The 5.56x45mm NATO FX-05 Xiuhcoatl (Fire Snake in Aztec) has a design history dating back to 2006 but has only recently really entered into service with the Mexican Defense Forces, replacing 7.62x51mm G3s. The rifle has seen various enhancements since the early 2006 design, most notably replacing the built-in optic with a picatinny rail (although still present in some modern version), and a number of exterior changes, with the internal portions of the rifle being a combination of various older rifle designs and the addition of some new ones. There was some legal heat over the rifle with Heckler & Koch, with alleged design infringements, although H&K agreed to not press further. One of the reasons why the Mexican Army had such an issue with getting the rifle to the troops was due to financial issues wherein the Government couldn’t pay the cost of production setup and manufacture on time.
This particular video put out by the design bureau illustrated two new developments that go along with the FX-05, a locally designed Grip Pod, and a 40x46mm UBGL/standalone grenade launcher.
The Grip Pod is every similar to the device invented and used in the United States, however it has a swivel mount just underneath the M1913 Picatinny rail attachment point, that allows the grip to be locked underneath the rifle and out of the way. I’m not familiar with the operational requirement that necessitated this feature, but it appears to be complicating an already fragile piece of plastic that is prone to breaking.
Second up, is a locally produced 40x46mm low-velocity grenade launcher, very similar in concept to the H&K M320 in that it can be attached to the M1913 Picatinny rail portion of a weapon system, but then taken off and used in a handheld mode as well. Development of the launcher has been around since at least 2015, but this is some of the first Youtube footage of the weapon in action, and that has been reported on TFB.

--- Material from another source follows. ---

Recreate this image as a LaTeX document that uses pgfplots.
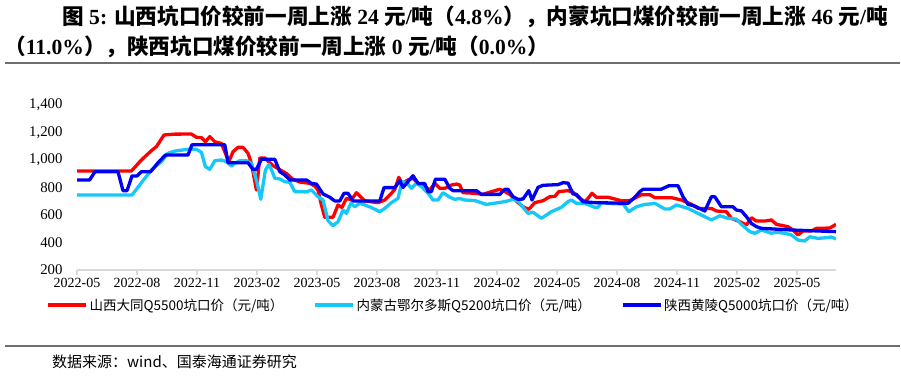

Unlike the M320, this Mexican version has a much smaller grip surface, which could be described as minimal in nature. Shooting the launcher off the rifle doesn’t appear to be too hard on a shooter, but the author imagines that in the standalone configuration, this can’t be a good day for a soldier’s wrists. Throughout all the footage of the launcher, it doesn’t appear that there are any sights, either electronic, optical, or open, in use with the standalone configuration of the weapon system.